1. Field of the Invention
The invention relates to the field of printing and, in particular, to scheduling jobs intelligently on devices, such as in a print shop.
2. Discussion of Related Art
A print shop generally refers to a workplace where printing is performed, typically to provide commercial printing services. Customers use print shops to print catalogs, manuals, books, magazines, brochures, etc. Print shops may be large production print shops that implement large inline printers (i.e., continuous feed printers) to print long run-length jobs for a few customers. For example, a large production print shop may print customer bills for a credit card company. Most print shops are smaller shops that print short run-length jobs for many different customers. For example, a small print shop may print magazines, catalogs, books, brochures, etc, for a variety of different customers.
Because most small print shops service many different customers, the small print shops have to be able to change their workflow and system configuration to handle different jobs. A workflow generally refers to some organization of resources, devices, and roles in a print shop for providing printing services. For example, a small print shop may include a black and white printer, a color printer, a cutting device, and a binding device. For a workflow of one customer, the print shop may use the color printer and the cutting device to generate brochures for this customer. For a workflow of another customer, the print shop may use the color printer, the black and white printer, the cutting device, and the binding device to generate books for this customer. Due to the needed flexibility of the small print shops and the cost of new, large inline devices, many of the devices in the print shop are either offline devices or near-line devices as opposed to inline devices. Thus, to switch configurations quickly to handle different types of jobs, the small print shop does not need to re-configure an inline system, but may instead use the offline devices or near-line devices.

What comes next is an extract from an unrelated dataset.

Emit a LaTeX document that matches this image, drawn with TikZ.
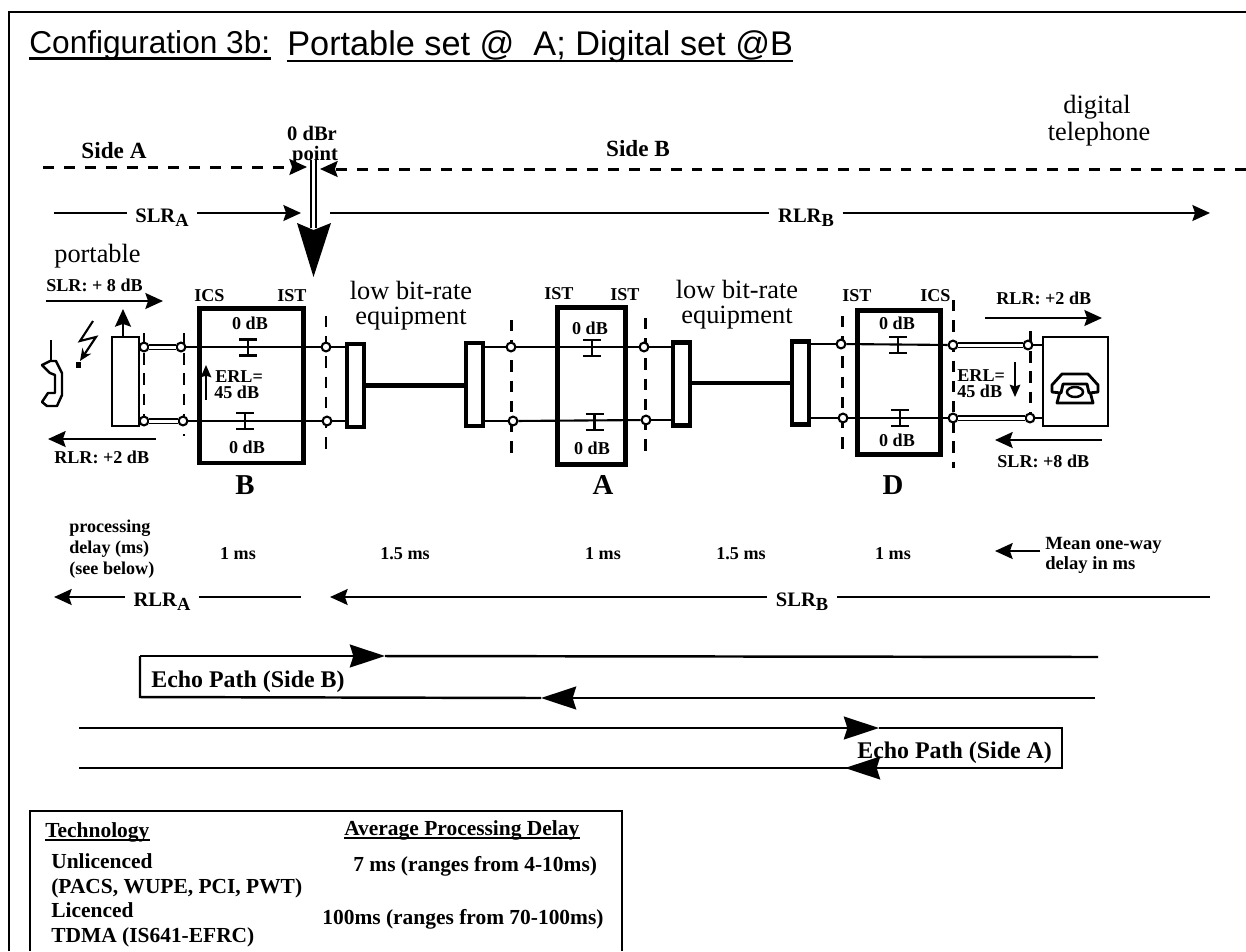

The workflow architecture of a print shop is the platform upon which a job is created or generated, and then subsequently executed on the devices in the print shop. The typical workflow architecture as presently practiced comprises software that is run on one or more computers in the print shop. The software is customized for each print shop based on the particular devices used in the print shop and the type of jobs that will be handled in the print shop. For instance, if a print shop has two printers from two different vendors and a cutting device from another vendor, then the customized software for that print shop is programmed based on those specific devices being used.
The customized software allows a print shop operator to create one or more jobs, manage the jobs, schedule the jobs, etc. To provide such functionality, the operating parameters, capabilities, and other information for each of the devices (i.e., the printers, cutting devices, binding devices, etc) in the print shop are defined in the customized software. The customized software may provide a job editor that displays the devices in the print shop and their associated, pre-defined capabilities to the print shop operator. The print shop operator may then create a job by selecting one or more devices in the print shop, and by defining the processes to be executed by each of the devices for the job. For instance, the print shop operator may first select a color printer to print a particular printable file (e.g., a PDF file) to generate printed pages. The print shop operator may then select a folding device to put one or more creases in the printed pages to generate brochures.
When multiple jobs are created through the job editor, the customized software queues the jobs for execution on the devices. The software provides a user interface which displays the queued jobs to the print shop operator. The print shop operator may then schedule the order in which the jobs will be executed by selecting the job to execute first, by selecting the job to execute second, etc. One problem with this present method of scheduling the order of executing jobs is that it is manually performed and based on the subjective decision making of the print shop operator. Simply by viewing the queued jobs, the print shop operator may not be aware of commonalities of the jobs which may make executing the jobs in one order more efficient than executing the jobs in another order. For example, assume that jobs A-C are queued up for execution in that order. If job A and job C are both being printed on the same paper stock with the same finisher actions, and job B is being printed on a different paper stock with a different finisher action, then it may be more efficient to execute job A and job C before job B. A print shop operator may not be aware of the most efficient order for scheduling the jobs.